Posted by cloudking 17 hours ago
Ask HN: Has anyone replaced Claude/GPT with a local model for daily coding?
It's faster than I can read, but it feels slow as hell. I think 40-50 tks is probably much more comfortable and I hope I can reach that when trying this on llamacpp soon enough.
[0] - https://pastes.io/9gaARxE8
[1] - https://jsfiddle.net/pou4nbh9/1/
Model: https://huggingface.co/google/gemma-4-26B-A4B-it-qat-q4_0-gg...
I think it's so good that I now scour the local marketplaces for good buys on 24GB cards that don't seem run through by miners and the likes, to build an even bigger rig for parallel execution.

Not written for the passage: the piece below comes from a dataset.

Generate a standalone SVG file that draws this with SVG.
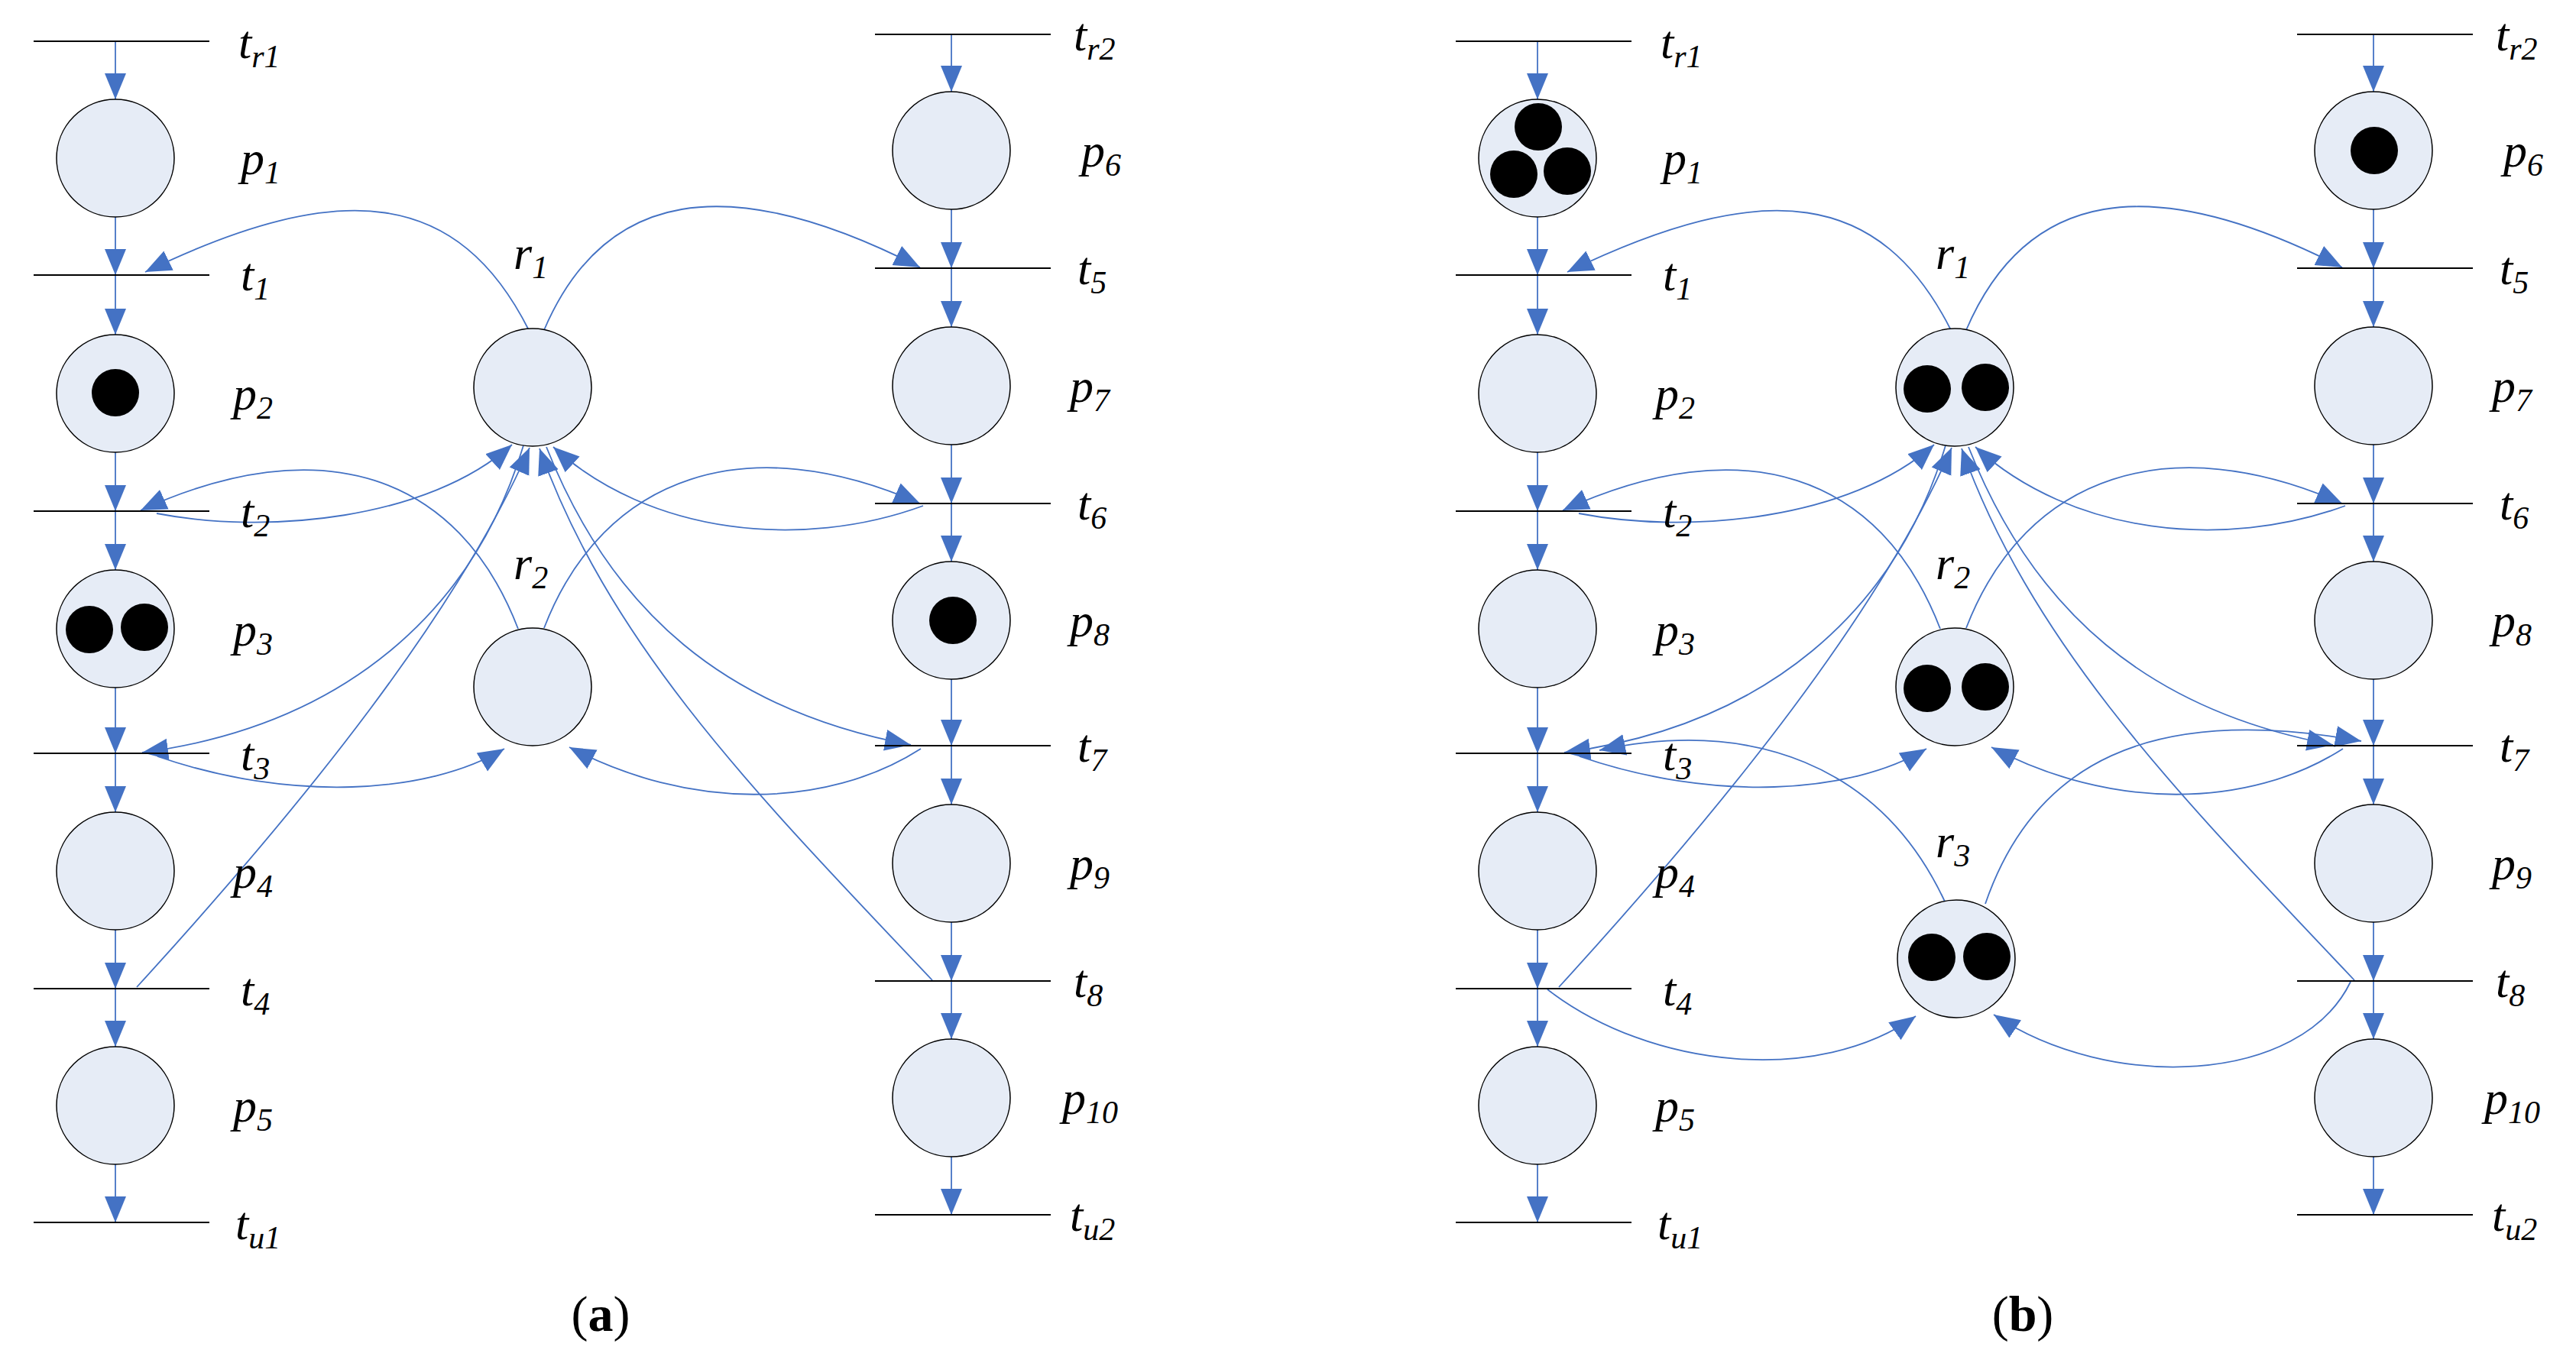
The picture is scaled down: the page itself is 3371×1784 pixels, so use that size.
<svg xmlns="http://www.w3.org/2000/svg" width="3371" height="1784" viewBox="0 0 3371 1784">
<defs>
<marker id="ah" markerUnits="userSpaceOnUse" markerWidth="36" markerHeight="30" refX="34" refY="14" orient="auto"><path d="M0,0 L34,14 L0,28 z" fill="#4472C4"/></marker>
<style>
.pl{fill:#E6ECF6;stroke:#000;stroke-width:1.5}
.tk{fill:#000}
.tr{stroke:#000;stroke-width:2}
.arc{fill:none;stroke:#4472C4;stroke-width:1.8;marker-end:url(#ah)}
.lb{font-family:"Liberation Serif","Times New Roman",serif;font-style:italic;font-size:62px;fill:#000}
.sb{font-size:42px}
.cap{font-family:"Liberation Serif","Times New Roman",serif;font-size:66px;fill:#000}
</style>
</defs>
<rect width="3371" height="1784" fill="#fff"/>

<!-- Panel (a) -->
<g id="panel-a">
<g id="connectors-a">
<path class="arc" d="M151 54 L151 130"/>
<path class="arc" d="M151 284 L151 360"/>
<path class="arc" d="M151 360 L151 438"/>
<path class="arc" d="M151 592 L151 669"/>
<path class="arc" d="M151 669 L151 746"/>
<path class="arc" d="M151 900 L151 986"/>
<path class="arc" d="M151 986 L151 1063"/>
<path class="arc" d="M151 1217 L151 1294"/>
<path class="arc" d="M151 1294 L151 1370"/>
<path class="arc" d="M151 1524 L151 1600"/>
<path class="arc" d="M1245 45 L1245 120"/>
<path class="arc" d="M1245 274 L1245 351"/>
<path class="arc" d="M1245 351 L1245 428"/>
<path class="arc" d="M1245 582 L1245 659"/>
<path class="arc" d="M1245 659 L1245 735"/>
<path class="arc" d="M1245 889 L1245 976"/>
<path class="arc" d="M1245 976 L1245 1053"/>
<path class="arc" d="M1245 1207 L1245 1284"/>
<path class="arc" d="M1245 1284 L1245 1360"/>
<path class="arc" d="M1245 1514 L1245 1590"/>
<path class="arc" d="M692 432 C600 250 450 230 190 356"/>
<path class="arc" d="M712 432 C790 250 950 220 1204 350"/>
<path class="arc" d="M678 823 C600 620 420 560 184 668"/>
<path class="arc" d="M205 672 C350 700 560 680 670 582"/>
<path class="arc" d="M712 822 C790 620 980 560 1204 659"/>
<path class="arc" d="M1208 662 C1050 720 850 700 724 585"/>
<path class="arc" d="M685 583 C620 800 450 950 186 985"/>
<path class="arc" d="M206 990 C380 1050 560 1040 660 980"/>
<path class="arc" d="M715 585 C800 800 950 930 1192 975"/>
<path class="arc" d="M1205 980 C1080 1060 900 1060 745 978"/>
<path class="arc" d="M179 1292 C400 1050 600 800 693 586"/>
<path class="arc" d="M1220 1283 C1000 1050 800 850 706 587"/>
</g>
<g id="a-tr1"><line class="tr" x1="44" y1="54" x2="274" y2="54"/><text class="lb" x="312" y="76">t<tspan class="sb" dy="12">r1</tspan></text></g>
<g id="a-p1"><circle class="pl" cx="151" cy="207" r="77"/><text class="lb" x="315" y="228">p<tspan class="sb" dy="12">1</tspan></text></g>
<g id="a-t1"><line class="tr" x1="44" y1="360" x2="274" y2="360"/><text class="lb" x="315" y="380">t<tspan class="sb" dy="12">1</tspan></text></g>
<g id="a-p2"><circle class="pl" cx="151" cy="515" r="77"/><circle class="tk" cx="151" cy="514" r="31"/><text class="lb" x="305" y="536">p<tspan class="sb" dy="12">2</tspan></text></g>
<g id="a-t2"><line class="tr" x1="44" y1="669" x2="274" y2="669"/><text class="lb" x="315" y="690">t<tspan class="sb" dy="12">2</tspan></text></g>
<g id="a-p3"><circle class="pl" cx="151" cy="823" r="77"/><circle class="tk" cx="117" cy="824" r="31"/><circle class="tk" cx="189" cy="821" r="31"/><text class="lb" x="305" y="845">p<tspan class="sb" dy="12">3</tspan></text></g>
<g id="a-t3"><line class="tr" x1="44" y1="986" x2="274" y2="986"/><text class="lb" x="315" y="1008">t<tspan class="sb" dy="12">3</tspan></text></g>
<g id="a-p4"><circle class="pl" cx="151" cy="1140" r="77"/><text class="lb" x="305" y="1162">p<tspan class="sb" dy="12">4</tspan></text></g>
<g id="a-t4"><line class="tr" x1="44" y1="1294" x2="274" y2="1294"/><text class="lb" x="315" y="1316">t<tspan class="sb" dy="12">4</tspan></text></g>
<g id="a-p5"><circle class="pl" cx="151" cy="1447" r="77"/><text class="lb" x="305" y="1468">p<tspan class="sb" dy="12">5</tspan></text></g>
<g id="a-tu1"><line class="tr" x1="44" y1="1600" x2="274" y2="1600"/><text class="lb" x="308" y="1622">t<tspan class="sb" dy="12">u1</tspan></text></g>

<g id="a-tr2"><line class="tr" x1="1145" y1="45" x2="1375" y2="45"/><text class="lb" x="1405" y="66">t<tspan class="sb" dy="12">r2</tspan></text></g>
<g id="a-p6"><circle class="pl" cx="1245" cy="197" r="77"/><text class="lb" x="1415" y="218">p<tspan class="sb" dy="12">6</tspan></text></g>
<g id="a-t5"><line class="tr" x1="1145" y1="351" x2="1375" y2="351"/><text class="lb" x="1410" y="372">t<tspan class="sb" dy="12">5</tspan></text></g>
<g id="a-p7"><circle class="pl" cx="1245" cy="505" r="77"/><text class="lb" x="1400" y="526">p<tspan class="sb" dy="12">7</tspan></text></g>
<g id="a-t6"><line class="tr" x1="1145" y1="659" x2="1375" y2="659"/><text class="lb" x="1410" y="680">t<tspan class="sb" dy="12">6</tspan></text></g>
<g id="a-p8"><circle class="pl" cx="1245" cy="812" r="77"/><circle class="tk" cx="1247" cy="812" r="31"/><text class="lb" x="1400" y="833">p<tspan class="sb" dy="12">8</tspan></text></g>
<g id="a-t7"><line class="tr" x1="1145" y1="976" x2="1375" y2="976"/><text class="lb" x="1410" y="997">t<tspan class="sb" dy="12">7</tspan></text></g>
<g id="a-p9"><circle class="pl" cx="1245" cy="1130" r="77"/><text class="lb" x="1400" y="1151">p<tspan class="sb" dy="12">9</tspan></text></g>
<g id="a-t8"><line class="tr" x1="1145" y1="1284" x2="1375" y2="1284"/><text class="lb" x="1405" y="1305">t<tspan class="sb" dy="12">8</tspan></text></g>
<g id="a-p10"><circle class="pl" cx="1245" cy="1437" r="77"/><text class="lb" x="1390" y="1458">p<tspan class="sb" dy="12">10</tspan></text></g>
<g id="a-tu2"><line class="tr" x1="1145" y1="1590" x2="1375" y2="1590"/><text class="lb" x="1400" y="1611">t<tspan class="sb" dy="12">u2</tspan></text></g>

<g id="a-r1"><circle class="pl" cx="697" cy="507" r="77"/><text class="lb" x="672" y="352">r<tspan class="sb" dy="12">1</tspan></text></g>
<g id="a-r2"><circle class="pl" cx="697" cy="899" r="77"/><text class="lb" x="672" y="758">r<tspan class="sb" dy="12">2</tspan></text></g>
<text class="cap" x="786" y="1742" text-anchor="middle">(<tspan font-weight="bold">a</tspan>)</text>
</g>

<!-- Panel (b) -->
<g id="panel-b" transform="translate(1861,0)">
<g id="connectors-b">
<path class="arc" d="M151 54 L151 130"/>
<path class="arc" d="M151 284 L151 360"/>
<path class="arc" d="M151 360 L151 438"/>
<path class="arc" d="M151 592 L151 669"/>
<path class="arc" d="M151 669 L151 746"/>
<path class="arc" d="M151 900 L151 986"/>
<path class="arc" d="M151 986 L151 1063"/>
<path class="arc" d="M151 1217 L151 1294"/>
<path class="arc" d="M151 1294 L151 1370"/>
<path class="arc" d="M151 1524 L151 1600"/>
<path class="arc" d="M1245 45 L1245 120"/>
<path class="arc" d="M1245 274 L1245 351"/>
<path class="arc" d="M1245 351 L1245 428"/>
<path class="arc" d="M1245 582 L1245 659"/>
<path class="arc" d="M1245 659 L1245 735"/>
<path class="arc" d="M1245 889 L1245 976"/>
<path class="arc" d="M1245 976 L1245 1053"/>
<path class="arc" d="M1245 1207 L1245 1284"/>
<path class="arc" d="M1245 1284 L1245 1360"/>
<path class="arc" d="M1245 1514 L1245 1590"/>
<path class="arc" d="M692 432 C600 250 450 230 190 356"/>
<path class="arc" d="M712 432 C790 250 950 220 1204 350"/>
<path class="arc" d="M678 823 C600 620 420 560 184 668"/>
<path class="arc" d="M205 672 C350 700 560 680 670 582"/>
<path class="arc" d="M712 822 C790 620 980 560 1204 659"/>
<path class="arc" d="M1208 662 C1050 720 850 700 724 585"/>
<path class="arc" d="M685 583 C620 800 450 950 186 985"/>
<path class="arc" d="M206 990 C380 1050 560 1040 660 980"/>
<path class="arc" d="M715 585 C800 800 950 930 1192 975"/>
<path class="arc" d="M1205 980 C1080 1060 900 1060 745 978"/>
<path class="arc" d="M179 1292 C400 1050 600 800 693 586"/>
<path class="arc" d="M1220 1283 C1000 1050 800 850 706 587"/>
<path class="arc" d="M684 1180 C600 1000 430 940 232 982"/>
<path class="arc" d="M737 1183 C800 1000 950 920 1229 970"/>
<path class="arc" d="M164 1295 C300 1400 520 1420 646 1330"/>
<path class="arc" d="M1215 1285 C1150 1420 900 1430 748 1328"/>
</g>
<g id="b-tr1"><line class="tr" x1="44" y1="54" x2="274" y2="54"/><text class="lb" x="312" y="76">t<tspan class="sb" dy="12">r1</tspan></text></g>
<g id="b-p1"><circle class="pl" cx="151" cy="207" r="77"/><circle class="tk" cx="152" cy="166" r="31"/><circle class="tk" cx="120" cy="228" r="31"/><circle class="tk" cx="190" cy="224" r="31"/><text class="lb" x="315" y="228">p<tspan class="sb" dy="12">1</tspan></text></g>
<g id="b-t1"><line class="tr" x1="44" y1="360" x2="274" y2="360"/><text class="lb" x="315" y="380">t<tspan class="sb" dy="12">1</tspan></text></g>
<g id="b-p2"><circle class="pl" cx="151" cy="515" r="77"/><text class="lb" x="305" y="536">p<tspan class="sb" dy="12">2</tspan></text></g>
<g id="b-t2"><line class="tr" x1="44" y1="669" x2="274" y2="669"/><text class="lb" x="315" y="690">t<tspan class="sb" dy="12">2</tspan></text></g>
<g id="b-p3"><circle class="pl" cx="151" cy="823" r="77"/><text class="lb" x="305" y="845">p<tspan class="sb" dy="12">3</tspan></text></g>
<g id="b-t3"><line class="tr" x1="44" y1="986" x2="274" y2="986"/><text class="lb" x="315" y="1008">t<tspan class="sb" dy="12">3</tspan></text></g>
<g id="b-p4"><circle class="pl" cx="151" cy="1140" r="77"/><text class="lb" x="305" y="1162">p<tspan class="sb" dy="12">4</tspan></text></g>
<g id="b-t4"><line class="tr" x1="44" y1="1294" x2="274" y2="1294"/><text class="lb" x="315" y="1316">t<tspan class="sb" dy="12">4</tspan></text></g>
<g id="b-p5"><circle class="pl" cx="151" cy="1447" r="77"/><text class="lb" x="305" y="1468">p<tspan class="sb" dy="12">5</tspan></text></g>
<g id="b-tu1"><line class="tr" x1="44" y1="1600" x2="274" y2="1600"/><text class="lb" x="308" y="1622">t<tspan class="sb" dy="12">u1</tspan></text></g>

<g id="b-tr2"><line class="tr" x1="1145" y1="45" x2="1375" y2="45"/><text class="lb" x="1405" y="66">t<tspan class="sb" dy="12">r2</tspan></text></g>
<g id="b-p6"><circle class="pl" cx="1245" cy="197" r="77"/><circle class="tk" cx="1246" cy="197" r="31"/><text class="lb" x="1415" y="218">p<tspan class="sb" dy="12">6</tspan></text></g>
<g id="b-t5"><line class="tr" x1="1145" y1="351" x2="1375" y2="351"/><text class="lb" x="1410" y="372">t<tspan class="sb" dy="12">5</tspan></text></g>
<g id="b-p7"><circle class="pl" cx="1245" cy="505" r="77"/><text class="lb" x="1400" y="526">p<tspan class="sb" dy="12">7</tspan></text></g>
<g id="b-t6"><line class="tr" x1="1145" y1="659" x2="1375" y2="659"/><text class="lb" x="1410" y="680">t<tspan class="sb" dy="12">6</tspan></text></g>
<g id="b-p8"><circle class="pl" cx="1245" cy="812" r="77"/><text class="lb" x="1400" y="833">p<tspan class="sb" dy="12">8</tspan></text></g>
<g id="b-t7"><line class="tr" x1="1145" y1="976" x2="1375" y2="976"/><text class="lb" x="1410" y="997">t<tspan class="sb" dy="12">7</tspan></text></g>
<g id="b-p9"><circle class="pl" cx="1245" cy="1130" r="77"/><text class="lb" x="1400" y="1151">p<tspan class="sb" dy="12">9</tspan></text></g>
<g id="b-t8"><line class="tr" x1="1145" y1="1284" x2="1375" y2="1284"/><text class="lb" x="1405" y="1305">t<tspan class="sb" dy="12">8</tspan></text></g>
<g id="b-p10"><circle class="pl" cx="1245" cy="1437" r="77"/><text class="lb" x="1390" y="1458">p<tspan class="sb" dy="12">10</tspan></text></g>
<g id="b-tu2"><line class="tr" x1="1145" y1="1590" x2="1375" y2="1590"/><text class="lb" x="1400" y="1611">t<tspan class="sb" dy="12">u2</tspan></text></g>

<g id="b-r1"><circle class="pl" cx="697" cy="507" r="77"/><circle class="tk" cx="661" cy="509" r="31"/><circle class="tk" cx="737" cy="507" r="31"/><text class="lb" x="672" y="352">r<tspan class="sb" dy="12">1</tspan></text></g>
<g id="b-r2"><circle class="pl" cx="697" cy="899" r="77"/><circle class="tk" cx="661" cy="901" r="31"/><circle class="tk" cx="737" cy="899" r="31"/><text class="lb" x="672" y="758">r<tspan class="sb" dy="12">2</tspan></text></g>
<g id="b-r3"><circle class="pl" cx="699" cy="1255" r="77"/><circle class="tk" cx="667" cy="1253" r="31"/><circle class="tk" cx="739" cy="1252" r="31"/><text class="lb" x="672" y="1122">r<tspan class="sb" dy="12">3</tspan></text></g>
<text class="cap" x="786" y="1742" text-anchor="middle">(<tspan font-weight="bold">b</tspan>)</text>
</g>
</svg>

Power usage is also totally not an issue, AI workload is very different from gaming.
tldr llama.cpp-vulkan with opencode on total 48GB VRAM AMD cards on arch btw.
Sure, you can get the local models to generate plausibly-looking code for simple cases. But compared to how I solve complex design problems in a large codebase with Claude Code and Opus/Fable, this isn't worth my time.
I'm still optimizing it (with claude, to be clear), but my testing is very encouraging. I worry a lot about companies (and the government) controlling access to machine intelligence, so local is the way to go.
The only reason it’s economical is because it’s massively discounted if you’re not paying API rates.